I can confidently say that as a Moishe House resident, I have learned about this important lesson about leadership. The Moishe House staff, residents, and members have inspired me to constantly develop myself and change myself for the better, and through my personal growth, I can only hope that I was able to inspire others and be an effective leader.
Friday, November 2, 2012
The time has come, the walrus said, to talk of many things.
Born in Pittsburgh, Pennsylvania (now home to MoHoPitt!), then moved to Montreal, Canada, I have now lived in London, England – and in MoHo London – for two and a half years. I came to London knowing absolutely no one; it was an experiment to see whether I could make a life for myself away from family and friends. I never imagined that the life and family I would make would fit so perfectly with what I need.
Rosh Hashana 5771: three weeks into my London experiment and unsure how to celebrate one of my favourite chaggim without the support and traditions of my family.
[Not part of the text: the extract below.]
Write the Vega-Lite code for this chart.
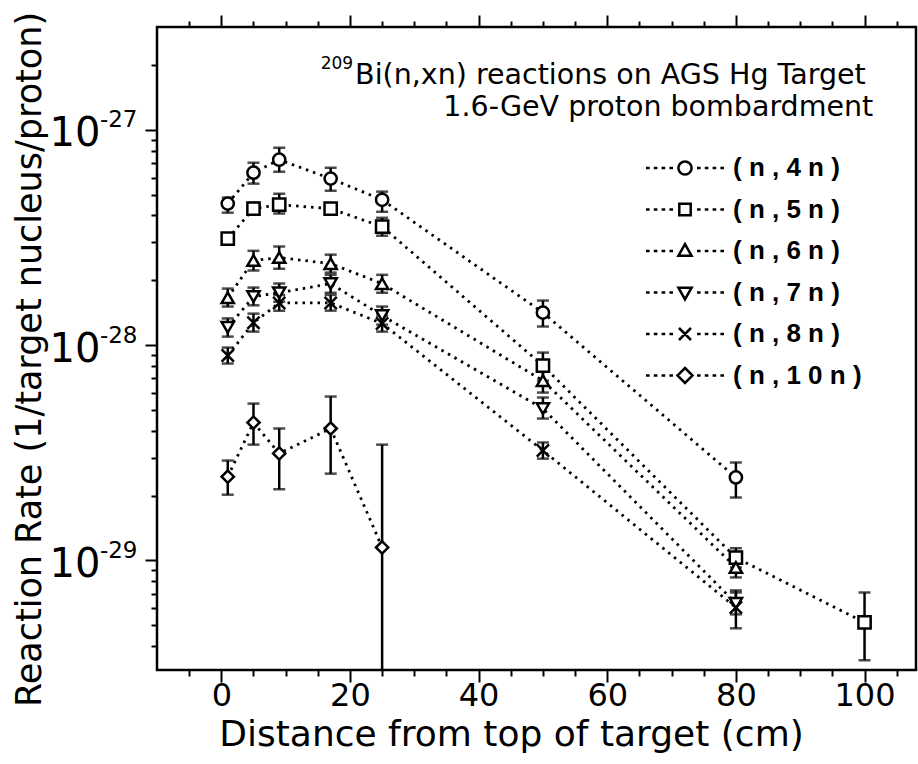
{
  "$schema": "https://vega.github.io/schema/vega-lite/v6.json",
  "width": 759,
  "height": 643,
  "autosize": {"type": "none"},
  "padding": {"left": 157, "top": 27, "right": 2, "bottom": 94},
  "background": "white",
  "config": {
    "view": {"stroke": "black", "strokeWidth": 2.5},
    "font": "DejaVu Sans",
    "axis": {"domain": false, "grid": false, "labelColor": "black", "titleColor": "black", "labelFont": "DejaVu Sans", "titleFont": "DejaVu Sans", "titleFontWeight": "normal"}
  },
  "datasets": {
    "rates": [
      {"reaction": "(n,4n)", "distance": 1, "rate": 4.54e-28, "lo": 4.12e-28, "hi": 4.84e-28},
      {"reaction": "(n,4n)", "distance": 5, "rate": 6.32e-28, "lo": 5.62e-28, "hi": 7.03e-28},
      {"reaction": "(n,4n)", "distance": 9, "rate": 7.26e-28, "lo": 6.39e-28, "hi": 8.25e-28},
      {"reaction": "(n,4n)", "distance": 17, "rate": 5.93e-28, "lo": 5.21e-28, "hi": 6.66e-28},
      {"reaction": "(n,4n)", "distance": 25, "rate": 4.73e-28, "lo": 4.16e-28, "hi": 5.16e-28},
      {"reaction": "(n,4n)", "distance": 50, "rate": 1.415e-28, "lo": 1.22e-28, "hi": 1.61e-28},
      {"reaction": "(n,4n)", "distance": 80, "rate": 2.43e-29, "lo": 1.96e-29, "hi": 2.85e-29},
      {"reaction": "(n,5n)", "distance": 1, "rate": 3.12e-28, "lo": 2.96e-28, "hi": 3.29e-28},
      {"reaction": "(n,5n)", "distance": 5, "rate": 4.30e-28, "lo": 4.03e-28, "hi": 4.58e-28},
      {"reaction": "(n,5n)", "distance": 9, "rate": 4.49e-28, "lo": 4.08e-28, "hi": 5.05e-28},
      {"reaction": "(n,5n)", "distance": 17, "rate": 4.30e-28, "lo": 4.08e-28, "hi": 4.54e-28},
      {"reaction": "(n,5n)", "distance": 25, "rate": 3.55e-28, "lo": 3.22e-28, "hi": 3.90e-28},
      {"reaction": "(n,5n)", "distance": 50, "rate": 8.03e-29, "lo": 6.84e-29, "hi": 9.23e-29},
      {"reaction": "(n,5n)", "distance": 80, "rate": 1.03e-29, "lo": 9.28e-30, "hi": 1.14e-29},
      {"reaction": "(n,5n)", "distance": 100, "rate": 5.16e-30, "lo": 3.44e-30, "hi": 7.10e-30},
      {"reaction": "(n,6n)", "distance": 1, "rate": 1.66e-28, "lo": 1.51e-28, "hi": 1.83e-28},
      {"reaction": "(n,6n)", "distance": 5, "rate": 2.47e-28, "lo": 2.22e-28, "hi": 2.74e-28},
      {"reaction": "(n,6n)", "distance": 9, "rate": 2.55e-28, "lo": 2.26e-28, "hi": 2.87e-28},
      {"reaction": "(n,6n)", "distance": 17, "rate": 2.39e-28, "lo": 2.17e-28, "hi": 2.63e-28},
      {"reaction": "(n,6n)", "distance": 25, "rate": 1.93e-28, "lo": 1.75e-28, "hi": 2.12e-28},
      {"reaction": "(n,6n)", "distance": 50, "rate": 6.84e-29, "lo": 6.02e-29, "hi": 7.61e-29},
      {"reaction": "(n,6n)", "distance": 80, "rate": 9.28e-30, "lo": 8.34e-30, "hi": 1.03e-29},
      {"reaction": "(n,7n)", "distance": 1, "rate": 1.21e-28, "lo": 1.095e-28, "hi": 1.33e-28},
      {"reaction": "(n,7n)", "distance": 5, "rate": 1.68e-28, "lo": 1.53e-28, "hi": 1.85e-28},
      {"reaction": "(n,7n)", "distance": 9, "rate": 1.75e-28, "lo": 1.59e-28, "hi": 1.93e-28},
      {"reaction": "(n,7n)", "distance": 17, "rate": 1.93e-28, "lo": 1.75e-28, "hi": 2.12e-28},
      {"reaction": "(n,7n)", "distance": 25, "rate": 1.37e-28, "lo": 1.245e-28, "hi": 1.51e-28},
      {"reaction": "(n,7n)", "distance": 50, "rate": 5.07e-29, "lo": 4.56e-29, "hi": 5.71e-29},
      {"reaction": "(n,7n)", "distance": 80, "rate": 6.32e-30, "lo": 5.62e-30, "hi": 7.10e-30},
      {"reaction": "(n,8n)", "distance": 1, "rate": 8.94e-29, "lo": 8.21e-29, "hi": 9.74e-29},
      {"reaction": "(n,8n)", "distance": 5, "rate": 1.27e-28, "lo": 1.155e-28, "hi": 1.40e-28},
      {"reaction": "(n,8n)", "distance": 9, "rate": 1.57e-28, "lo": 1.445e-28, "hi": 1.71e-28},
      {"reaction": "(n,8n)", "distance": 17, "rate": 1.57e-28, "lo": 1.445e-28, "hi": 1.71e-28},
      {"reaction": "(n,8n)", "distance": 25, "rate": 1.26e-28, "lo": 1.155e-28, "hi": 1.37e-28},
      {"reaction": "(n,8n)", "distance": 50, "rate": 3.24e-29, "lo": 2.97e-29, "hi": 3.53e-29},
      {"reaction": "(n,8n)", "distance": 80, "rate": 6.05e-30, "lo": 4.84e-30, "hi": 7.26e-30},
      {"reaction": "(n,10n)", "distance": 1, "rate": 2.45e-29, "lo": 2.02e-29, "hi": 2.91e-29},
      {"reaction": "(n,10n)", "distance": 5, "rate": 4.37e-29, "lo": 3.45e-29, "hi": 5.35e-29},
      {"reaction": "(n,10n)", "distance": 9, "rate": 3.14e-29, "lo": 2.14e-29, "hi": 4.10e-29},
      {"reaction": "(n,10n)", "distance": 17, "rate": 4.10e-29, "lo": 2.53e-29, "hi": 5.77e-29},
      {"reaction": "(n,10n)", "distance": 25, "rate": 1.15e-29, "lo": 1e-31, "hi": 3.45e-29}
    ]
  },
  "data": {"name": "rates"},
  "resolve": {
    "axis": {"x": "independent", "y": "independent"},
    "scale": {"shape": "independent"},
    "legend": {"shape": "independent"}
  },
  "layer": [
    {
      "mark": {"type": "line", "color": "black", "strokeWidth": 2.8, "strokeDash": [2.5, 5]},
      "encoding": {
        "x": {"field": "distance", "type": "quantitative",
              "scale": {"domain": [-10, 108], "nice": false, "zero": false},
              "axis": {"orient": "bottom", "values": [0, 20, 40, 60, 80, 100], "ticks": true, "tickSize": 12, "tickColor": "black", "tickWidth": 2, "labelFontSize": 32, "labelPadding": -2, "title": "Distance from top of target (cm)", "titleFontSize": 36, "titlePadding": 6, "titleX": 354}},
        "y": {"field": "rate", "type": "quantitative",
              "scale": {"type": "log", "domain": [3.1e-30, 3e-27], "nice": false},
              "axis": {"orient": "left", "values": [1e-29, 1e-28, 1e-27], "ticks": true, "tickSize": 12, "tickColor": "black", "tickWidth": 2, "labelFontSize": 40, "labelPadding": 45, "labelOffset": 4,
                       "labelExpr": "'10'",
                       "title": "Reaction Rate (1/target nucleus/proton)", "titleFontSize": 35, "titlePadding": 2, "titleY": 332}},
        "detail": {"field": "reaction"},
        "order": {"field": "distance"}
      }
    },
    {
      "mark": {"type": "rule", "color": "black", "strokeWidth": 2.5, "clip": true},
      "encoding": {
        "x": {"field": "distance", "type": "quantitative",
              "axis": {"orient": "bottom", "values": [-5, 5, 10, 15, 25, 30, 35, 45, 50, 55, 65, 70, 75, 85, 90, 95, 105], "labels": true, "labelExpr": "''", "ticks": true, "tickSize": 6, "tickColor": "black", "tickWidth": 2, "title": null}},
        "y": {"field": "lo", "type": "quantitative",
              "axis": {"orient": "left", "values": [4e-30, 5e-30, 6e-30, 7e-30, 8e-30, 9e-30, 2e-29, 3e-29, 4e-29, 5e-29, 6e-29, 7e-29, 8e-29, 9e-29, 2e-28, 3e-28, 4e-28, 5e-28, 6e-28, 7e-28, 8e-28, 9e-28, 2e-27], "labels": true, "labelExpr": "''", "ticks": true, "tickSize": 6, "tickColor": "black", "tickWidth": 2, "title": null}},
        "y2": {"field": "hi"}
      }
    },
    {
      "mark": {"type": "tick", "orient": "horizontal", "color": "black", "size": 12, "thickness": 2.5, "clip": true},
      "encoding": {
        "x": {"field": "distance", "type": "quantitative",
              "axis": {"orient": "top", "values": [0, 20, 40, 60, 80, 100], "labels": true, "labelExpr": "''", "ticks": true, "tickSize": 12, "tickColor": "black", "tickWidth": 2, "title": null}},
        "y": {"field": "lo", "type": "quantitative", "axis": null}
      }
    },
    {
      "mark": {"type": "tick", "orient": "horizontal", "color": "black", "size": 12, "thickness": 2.5, "clip": true},
      "encoding": {
        "x": {"field": "distance", "type": "quantitative",
              "axis": {"orient": "top", "values": [-5, 5, 10, 15, 25, 30, 35, 45, 50, 55, 65, 70, 75, 85, 90, 95, 105], "labels": true, "labelExpr": "''", "ticks": true, "tickSize": 6, "tickColor": "black", "tickWidth": 2, "title": null}},
        "y": {"field": "hi", "type": "quantitative", "axis": null}
      }
    },
    {
      "mark": {"type": "point", "filled": true, "fill": "white", "stroke": "black", "strokeWidth": 2.5, "opacity": 1, "size": 150},
      "encoding": {
        "x": {"field": "distance", "type": "quantitative", "axis": null},
        "y": {"field": "rate", "type": "quantitative", "axis": null},
        "shape": {"field": "reaction", "type": "nominal", "legend": null,
                  "scale": {"domain": ["(n,4n)", "(n,5n)", "(n,6n)", "(n,7n)", "(n,8n)", "(n,10n)"],
                            "range": ["circle", "square", "triangle-up", "triangle-down", "M-1,-1L1,1M-1,1L1,-1", "diamond"]}}
      }
    },
    {
      "mark": {"type": "point", "filled": false, "color": "black", "opacity": 0, "size": 144},
      "encoding": {
        "x": {"field": "distance", "type": "quantitative", "axis": null},
        "y": {"field": "rate", "type": "quantitative",
              "axis": {"orient": "left", "values": [1e-29, 1e-28, 1e-27], "ticks": false, "labelFontSize": 23, "labelPadding": 20, "labelOffset": -10,
                       "labelExpr": "datum.value < 5e-29 ? '-29' : datum.value < 5e-28 ? '-28' : '-27'", "title": null}},
        "shape": {"field": "reaction", "type": "nominal",
                  "scale": {"domain": ["(n,4n)", "(n,5n)", "(n,6n)", "(n,7n)", "(n,8n)", "(n,10n)"],
                            "range": [
                              "M-6.5,0H-5.9M-5.2,0H-4.6M-3.9,0H-3.3M-2.6,0H-2.0M2.0,0H2.6M3.3,0H3.9M4.6,0H5.2M5.9,0H6.5M-1.1,0A1.1,1.1,0,1,1,1.1,0A1.1,1.1,0,1,1,-1.1,0Z",
                              "M-6.5,0H-5.9M-5.2,0H-4.6M-3.9,0H-3.3M-2.6,0H-2.0M2.0,0H2.6M3.3,0H3.9M4.6,0H5.2M5.9,0H6.5M-0.95,-0.95H0.95V0.95H-0.95Z",
                              "M-6.5,0H-5.9M-5.2,0H-4.6M-3.9,0H-3.3M-2.6,0H-2.0M2.0,0H2.6M3.3,0H3.9M4.6,0H5.2M5.9,0H6.5M0,-1.15L1.1,0.8H-1.1Z",
                              "M-6.5,0H-5.9M-5.2,0H-4.6M-3.9,0H-3.3M-2.6,0H-2.0M2.0,0H2.6M3.3,0H3.9M4.6,0H5.2M5.9,0H6.5M0,1.15L1.1,-0.8H-1.1Z",
                              "M-6.5,0H-5.9M-5.2,0H-4.6M-3.9,0H-3.3M-2.6,0H-2.0M2.0,0H2.6M3.3,0H3.9M4.6,0H5.2M5.9,0H6.5M-1,-1L1,1M-1,1L1,-1",
                              "M-6.5,0H-5.9M-5.2,0H-4.6M-3.9,0H-3.3M-2.6,0H-2.0M2.0,0H2.6M3.3,0H3.9M4.6,0H5.2M5.9,0H6.5M0,-1.25L1.25,0L0,1.25L-1.25,0Z"
                            ]},
                  "legend": {"orient": "none", "legendX": 515, "legendY": 128, "title": null, "padding": 0,
                             "labelFont": "Liberation Sans", "labelFontSize": 26, "labelFontWeight": "bold", "labelColor": "black",
                             "labelOffset": 35, "rowPadding": 15.5, "symbolSize": 144, "labelBaseline": "middle",
                             "symbolStrokeColor": "black", "symbolFillColor": "white", "symbolStrokeWidth": 2.5, "symbolOpacity": 1,
                             "labelExpr": "join(split(datum.label, ''), ' ')"}}
      }
    },
    {
      "data": {"values": [{"label": "209"}]},
      "mark": {"type": "text", "align": "right", "baseline": "alphabetic", "font": "DejaVu Sans", "fontSize": 17, "color": "black"},
      "encoding": {
        "x": {"datum": 20.5, "type": "quantitative", "axis": null},
        "y": {"datum": 1.919e-27, "type": "quantitative", "axis": null},
        "text": {"field": "label"}
      }
    },
    {
      "data": {"values": [{"label": "Bi(n,xn) reactions on AGS Hg Target"}]},
      "mark": {"type": "text", "align": "left", "baseline": "alphabetic", "font": "DejaVu Sans", "fontSize": 28.5, "color": "black"},
      "encoding": {
        "x": {"datum": 20.8, "type": "quantitative", "axis": null},
        "y": {"datum": 1.6345e-27, "type": "quantitative", "axis": null},
        "text": {"field": "label"}
      }
    },
    {
      "data": {"values": [{"label": "1.6-GeV proton bombardment"}]},
      "mark": {"type": "text", "align": "right", "baseline": "alphabetic", "font": "DejaVu Sans", "fontSize": 28.5, "color": "black"},
      "encoding": {
        "x": {"datum": 101.35, "type": "quantitative", "axis": null},
        "y": {"datum": 1.161e-27, "type": "quantitative", "axis": null},
        "text": {"field": "label"}
      }
    }
  ]
}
Grassroots Jews set up a giant marquee (tent) with close to three hundred committed young adults who wanted to celebrate the beginning of the year with each other and exploring spirituality of the year. Not only did it allow me to explore and meet the community, but it showed me a different side of my own religion: experiential Judaism. There was not a moment during the 48 hours where I felt passive, but rather I actively engaged and explored my own religious beliefs.
It was during Rosh Hashana, the time to remember the promises and deeds done within the year, that I set myself the goal to welcome newcomers into MoHoLo in a way that they will feel engaged, welcome, and like it is their own community. Sukkot, a time to remember our history as wandering Jews, became a holiday where I opened up our home to the nomadic among us. I have organised events to explore London, especially its Jewish roots, and have introduced both native Londoners and newcomers to the multifaceted history of this city.
I am now preparing, mentally and emotionally, for my eventual departure from the House. There is a large part of me that can’t imagine London without being in the epicentre for alternative and spiritual young Jewish life – where people seem to know me before meeting me. In thinking where to move, I am reflecting on the number of couples and individuals who have moved closer to Moishe House throughout the last two or three years because they wanted to be more within the Moishe House community. I feel like I have been a part of something big, important, and worthwhile, and have made a difference within my new community. I will miss Moishe House, and am cherishing my last few months here.